» **Task prompt**
Print exactly the lines from the first one down to the line that contains "(376,505) (350,430) (332,365)", both included, and skip the pictures.

» **Provided data**
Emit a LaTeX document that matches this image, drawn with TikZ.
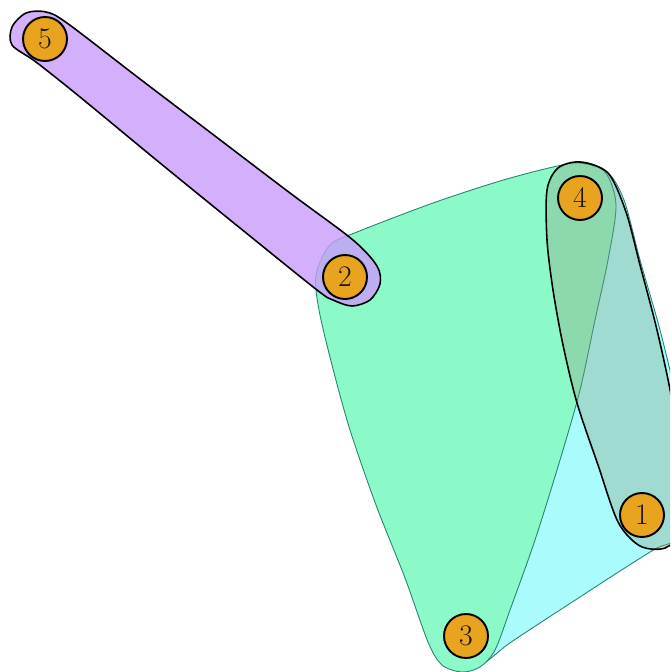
\documentclass[tikz,border=0pt]{standalone}
\usepackage{tikz}

\definecolor{mint}{RGB}{140,250,200}
\definecolor{aqua}{RGB}{170,252,252}
\definecolor{lilac}{RGB}{201,156,251}
\definecolor{slate}{RGB}{140,150,120}
\definecolor{tealline}{RGB}{40,130,115}
\definecolor{amber}{RGB}{233,164,31}

\begin{document}
\begin{tikzpicture}[
  x=0.02cm, y=-0.02cm,
  vertex/.style={circle, draw=black, line width=1.1pt, fill=amber, minimum size=0.88cm, inner sep=0pt, font=\fontsize{17}{17}\selectfont, text=black!85!brown},
  hedge/.style={draw=tealline, line width=0.5pt},
  pairedge/.style={draw=black, line width=0.9pt}
]
  \useasboundingbox (0,0) rectangle (670,672);
  \clip (0,0) rectangle (670,672);

  % hyperedge 1-3-4
  \filldraw[hedge, fill=aqua] plot[smooth cycle] coordinates {
    (578,163) (607,172) (624,200) (640,260) (660,330) (676,400) (684,480)
    (680,535) (655,549) (620,571) (580,597) (540,623) (507,645) (484,663)
    (462,668) (470,600) (505,450) (540,300) (560,200)};

  % hyperedge 2-3-4
  \filldraw[hedge, fill=mint] plot[smooth cycle] coordinates {
    (316,275) (330,245) (357,232) (433,203) (500,181) (553,167) (580,163)
    (605,172) (616,205) (608,260) (595,320) (580,390) (560,460) (535,540)
    (510,610) (495,650) (480,667) (462,672) (442,665) (428,642) (405,578)
    (376,505) (350,430) (332,365) (319,310)};

  % hyperedge 1-4
  \filldraw[pairedge, fill=slate, fill opacity=0.32] plot[smooth cycle] coordinates {
    (580,162) (558,168) (547,190) (547,240) (553,290) (563,345) (577,403)
    (598,465) (618,522) (640,546) (665,548) (680,530) (682,470) (672,400)
    (657,330) (640,265) (626,212) (608,173)};

  % hyperedge 2-5
  \filldraw[pairedge, fill=lilac, fill opacity=0.8] plot[smooth cycle] coordinates {
    (12,45) (12,27) (26,13) (46,12) (67,23) (140,79) (215,136) (290,193)
    (353,240) (377,266) (380,284) (370,300) (352,306) (333,300) (317,290)
    (240,228) (160,163) (80,97) (36,62)};

  \node[vertex] (v5) at (45,39) {5};
  \node[vertex] (v2) at (345,277) {2};
  \node[vertex] (v4) at (580,198) {4};
  \node[vertex] (v1) at (642,515) {1};
  \node[vertex] (v3) at (466,636) {3};
\end{tikzpicture}
\end{document}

» **Expected answer**
Emit a LaTeX document that matches this image, drawn with TikZ.
\documentclass[tikz,border=0pt]{standalone}
\usepackage{tikz}

\definecolor{mint}{RGB}{140,250,200}
\definecolor{aqua}{RGB}{170,252,252}
\definecolor{lilac}{RGB}{201,156,251}
\definecolor{slate}{RGB}{140,150,120}
\definecolor{tealline}{RGB}{40,130,115}
\definecolor{amber}{RGB}{233,164,31}

\begin{document}
\begin{tikzpicture}[
  x=0.02cm, y=-0.02cm,
  vertex/.style={circle, draw=black, line width=1.1pt, fill=amber, minimum size=0.88cm, inner sep=0pt, font=\fontsize{17}{17}\selectfont, text=black!85!brown},
  hedge/.style={draw=tealline, line width=0.5pt},
  pairedge/.style={draw=black, line width=0.9pt}
]
  \useasboundingbox (0,0) rectangle (670,672);
  \clip (0,0) rectangle (670,672);

  % hyperedge 1-3-4
  \filldraw[hedge, fill=aqua] plot[smooth cycle] coordinates {
    (578,163) (607,172) (624,200) (640,260) (660,330) (676,400) (684,480)
    (680,535) (655,549) (620,571) (580,597) (540,623) (507,645) (484,663)
    (462,668) (470,600) (505,450) (540,300) (560,200)};

  % hyperedge 2-3-4
  \filldraw[hedge, fill=mint] plot[smooth cycle] coordinates {
    (316,275) (330,245) (357,232) (433,203) (500,181) (553,167) (580,163)
    (605,172) (616,205) (608,260) (595,320) (580,390) (560,460) (535,540)
    (510,610) (495,650) (480,667) (462,672) (442,665) (428,642) (405,578)
    (376,505) (350,430) (332,365) (319,310)};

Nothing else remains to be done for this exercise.